Los núcleos vivos de esa jerarquía son los sóviets y los partidos populares. Los sóviets son la organización primordial que hay que integrar y desarrollar, y los bolcheviques se convierten en partido de gobierno porque sostienen que los poderes del Estado tienen que depender de los sóviets y ser controlados por ellos.
El caos ruso se reorganiza alrededor de esos elementos de orden: empieza el orden nuevo.[13] Se constituye una jerarquía: de la masa desorganizada y en sufrimiento se pasa a los obreros y a los campesinos organizados, a los sóviets, al partido bolchevique y a un hombre: Lenin. Esa es la gradación jerárquica del prestigio y de la confianza, que se ha formado espontáneamente y se mantiene por elección libre.
¿Dónde está la utopía de esa espontaneidad? Utopía es la autoridad, no la espontaneidad, y es utopía en cuanto se convierte en carrerismo, en cuanto que se transforma en casta y cree ser eterna: la libertad no es utopía, porque es aspiración primordial, porque toda la historia de los hombres es lucha y trabajo por suscitar instituciones sociales que garanticen el máximo de libertad.
Una vez formada, esa jerarquía desarrolla su lógica propia. Los sóviets y el partido bolchevique no son organismos cerrados: se integran continuamente. He ahí el dominio de la libertad, he ahí las garantías de la libertad. No son castas, son organismos en desarrollo constante. Representan la progresión de la consciencia, representan la organizabilidad de la sociedad rusa.
Todos los trabajadores pueden formar parte de los sóviets, todos los trabajadores pueden influir para modificarlos y conseguir que sean más expresivos de sus voluntades y de sus deseos. La vida política rusa se orienta de tal modo que tiende a coincidir con la vida moral, con el espíritu universal de la humanidad rusa. Se produce un intercambio continuo entre esas fases jerárquicas: un individuo sin formar se afina en la discusión para la elección de su representante en el sóviet, y él mismo puede ser ese representante; él controla esos organismos porque siempre los tiene a la vista, junto a él en un mismo territorio. Así cobra sentido de la responsabilidad social, se convierte en ciudadano activo en la decisión de los destinos de su país. Y el poder y la consciencia se extienden por medio de esa jerarquía desde el individuo hasta la muchedumbre, y la sociedad es como nunca se presentó en la historia.

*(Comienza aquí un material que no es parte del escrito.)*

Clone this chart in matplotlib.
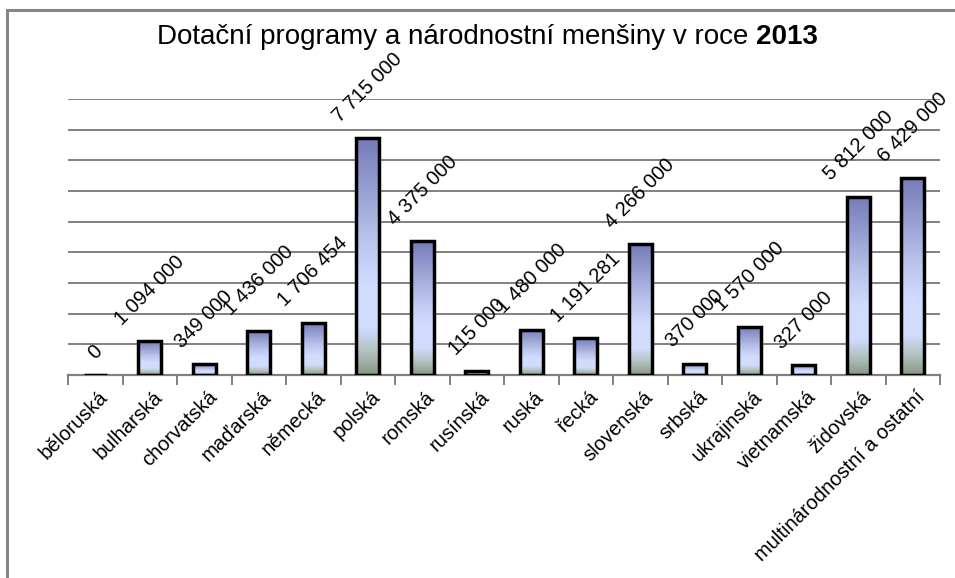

Tal es el ímpetu vital de la nueva historia rusa. ¿Qué hay en ello de utópico? ¿Dónde está el plan preestablecido cuya realización se hubiera decidido incluso contra las condiciones de la economía y de la política? La Revolución rusa representa el dominio de la libertad: la organización se funda por espontaneidad, no por el arbitrio de un «héroe» que se impusiera por la violencia. Es una elevación humana continua y sistemática, que sigue una jerarquía, la cual crea en cada caso los organismos necesarios para la nueva vida social.
Pero entonces ¿no es el socialismo?,… No, no es el socialismo en el groserísimo sentido que dan a la palabra los filisteos constructores de proyectos mastodónticos; es la sociedad humana que se desarrolla bajo el control del proletariado. Cuando este se haya organizado en su mayoría, la vida social será más rica en contenido socialista que ahora, y el proceso de socialización irá intensificándose y perfeccionándose constantemente. Porque el socialismo no se instaura en fecha fija, sino que es un cambio continuo, un desarrollo infinito en régimen de libertad organizada y controlada por la mayoría de los ciudadanos, es decir, por el proletariado.